Requirement:
Provide an exact transcription of all the records.

Saved data entries
....

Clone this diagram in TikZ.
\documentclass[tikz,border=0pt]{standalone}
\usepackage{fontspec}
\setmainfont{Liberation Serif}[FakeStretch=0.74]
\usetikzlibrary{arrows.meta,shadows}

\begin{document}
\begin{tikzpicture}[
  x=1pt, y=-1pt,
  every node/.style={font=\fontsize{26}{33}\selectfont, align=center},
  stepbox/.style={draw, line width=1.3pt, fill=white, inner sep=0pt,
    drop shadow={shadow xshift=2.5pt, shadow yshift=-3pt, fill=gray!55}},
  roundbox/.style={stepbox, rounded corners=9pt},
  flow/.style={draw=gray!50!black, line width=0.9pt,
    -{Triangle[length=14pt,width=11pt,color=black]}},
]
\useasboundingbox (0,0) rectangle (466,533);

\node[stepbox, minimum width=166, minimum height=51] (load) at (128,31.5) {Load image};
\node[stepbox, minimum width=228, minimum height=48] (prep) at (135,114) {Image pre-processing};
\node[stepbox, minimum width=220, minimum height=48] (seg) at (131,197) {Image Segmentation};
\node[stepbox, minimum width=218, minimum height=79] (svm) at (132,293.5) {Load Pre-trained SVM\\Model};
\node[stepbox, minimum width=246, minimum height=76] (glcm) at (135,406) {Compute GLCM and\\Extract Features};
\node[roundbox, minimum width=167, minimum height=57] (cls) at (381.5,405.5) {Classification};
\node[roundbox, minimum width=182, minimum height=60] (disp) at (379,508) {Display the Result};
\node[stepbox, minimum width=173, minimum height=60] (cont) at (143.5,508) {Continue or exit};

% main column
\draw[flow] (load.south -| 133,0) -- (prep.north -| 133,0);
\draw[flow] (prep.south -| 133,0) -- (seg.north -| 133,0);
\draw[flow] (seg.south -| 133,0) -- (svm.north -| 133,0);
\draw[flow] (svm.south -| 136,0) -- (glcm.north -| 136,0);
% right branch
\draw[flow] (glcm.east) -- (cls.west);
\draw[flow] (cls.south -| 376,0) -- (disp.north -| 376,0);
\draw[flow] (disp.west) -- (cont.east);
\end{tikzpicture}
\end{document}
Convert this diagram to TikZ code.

....

The result:
Clone this diagram in TikZ.
\documentclass[tikz,border=0pt]{standalone}
\usepackage{fontspec}
\setmainfont{Liberation Serif}[FakeStretch=0.74]
\usetikzlibrary{arrows.meta,shadows}

\begin{document}
\begin{tikzpicture}[
  x=1pt, y=-1pt,
  every node/.style={font=\fontsize{26}{33}\selectfont, align=center},
  stepbox/.style={draw, line width=1.3pt, fill=white, inner sep=0pt,
    drop shadow={shadow xshift=2.5pt, shadow yshift=-3pt, fill=gray!55}},
  roundbox/.style={stepbox, rounded corners=9pt},
  flow/.style={draw=gray!50!black, line width=0.9pt,
    -{Triangle[length=14pt,width=11pt,color=black]}},
]
\useasboundingbox (0,0) rectangle (466,533);

\node[stepbox, minimum width=166, minimum height=51] (load) at (128,31.5) {Load image};
\node[stepbox, minimum width=228, minimum height=48] (prep) at (135,114) {Image pre-processing};
\node[stepbox, minimum width=220, minimum height=48] (seg) at (131,197) {Image Segmentation};
\node[stepbox, minimum width=218, minimum height=79] (svm) at (132,293.5) {Load Pre-trained SVM\\Model};
\node[stepbox, minimum width=246, minimum height=76] (glcm) at (135,406) {Compute GLCM and\\Extract Features};
\node[roundbox, minimum width=167, minimum height=57] (cls) at (381.5,405.5) {Classification};
\node[roundbox, minimum width=182, minimum height=60] (disp) at (379,508) {Display the Result};
\node[stepbox, minimum width=173, minimum height=60] (cont) at (143.5,508) {Continue or exit};

% main column
\draw[flow] (load.south -| 133,0) -- (prep.north -| 133,0);
\draw[flow] (prep.south -| 133,0) -- (seg.north -| 133,0);
\draw[flow] (seg.south -| 133,0) -- (svm.north -| 133,0);
\draw[flow] (svm.south -| 136,0) -- (glcm.north -| 136,0);
% right branch
\draw[flow] (glcm.east) -- (cls.west);
\draw[flow] (cls.south -| 376,0) -- (disp.north -| 376,0);
\draw[flow] (disp.west) -- (cont.east);
\end{tikzpicture}
\end{document}
Convert this diagram to TikZ code.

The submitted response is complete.